There was a sudden hush that may have lasted some five seconds ere it was broken by Newby inquiring, "What has become of your charming cousin? I liked him so much, and hoped I might meet him here."
"We see very little of Claude now," Lady Charmington responded. "He never seems to come here. I suppose he finds other places more amusing. He was glad enough to come in old days."
"I fancy," said Sainty, "as the duke gets older that he is more dependent on him. He very seldom gets away."
He had, in fact, for some time been conscious that Claude came much less to the house than formerly, and was acutely aware of a like consciousness in Cissy, though each was careful to say nothing about it to the other.
"By the way, that reminds me." said Lady Charmington to Sainty. "I had almost forgotten. Alice de Lissac writes she is coming to her father for a little, and she is very anxious to see baby. May I bring her over some day?"
"Why should Claude remind you of Mrs. de Lissac?" Cissy asked with a little laugh, her desire to score off her mother-in-law getting the better of her prudence. "I never knew they had much in common."
"Only because Alice says in her letter they have seen a good deal of him lately. He seems to have been several times to Roehampton; and mother mentioned his coming in to see her one day with one of the girls."
"Morland's a deep 'un," ejaculated Tommy. "Shouldn't wonder if he was after one of the heiresses. Those girls'll have a devil of a lot of money. The mater was always egging me on to be civil to 'em. Do you remember the World's Bazaar, Cissy? Oh my!"
"I wonder if he can be thinking of Gemma," said Lady Charmington thoughtfully. "Alice doesn't say so, but----"

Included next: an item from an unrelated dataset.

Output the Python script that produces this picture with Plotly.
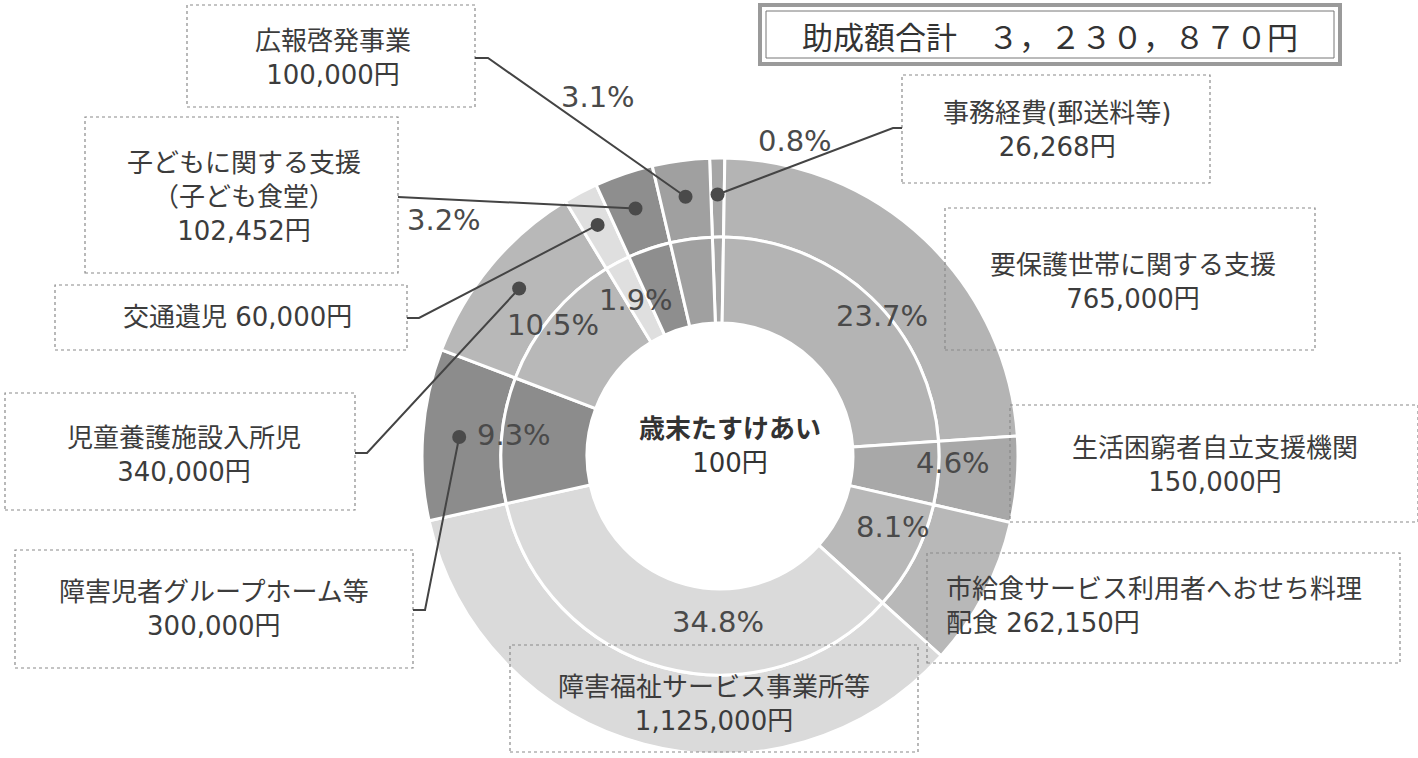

"It's not true," Cissy burst out; then, seeing awakened curiosity in several surrounding pairs of eyes, she added more indifferently, "I know Claude well enough to feel sure he would never be attracted by that black Jewess."

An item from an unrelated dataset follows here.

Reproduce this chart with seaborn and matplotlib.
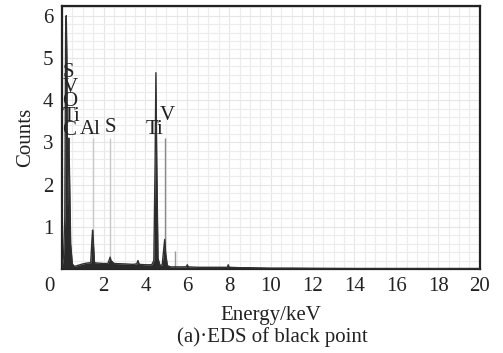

"He might be by her blond sovereigns," suggested Tommy.
Cissy became suddenly solicitous for the comfort of her guests. "I am sure you want to see your rooms," she said. "Wouldn't you like a bath after that dirty journey?" and swept them into the house.
"Cissy don't seem to fancy the idea of Morland being sweet on the dark lady," Tommy giggled. "She used to flirt with him herself once. I remember mater----"
"Tommy," said Sainty, "do, like a good soul, ask nurse to fetch baby."
He felt sick and frightened. The contrast between the appearances of life and the ghastly things that were so thinly overlaid by them suddenly appalled his spirit. Almost unconsciously he picked up the baby, and clasped it closely to him. It was on that same spot, and on much such an afternoon, that he had first seen Cissy five years before. With the clearness of a picture thrown on a screen, he saw her standing as she had stood that day with Claude beside her, her girlish beauty bathed in soft, golden light, and recalled the prophetic pang with which he had watched them turn away together under the baleful gaze of Aimée Winston. As he sat holding their child to his heart, the permanent dweller in his cupboard seemed to grin out at him with a more than usually fiendish malignity.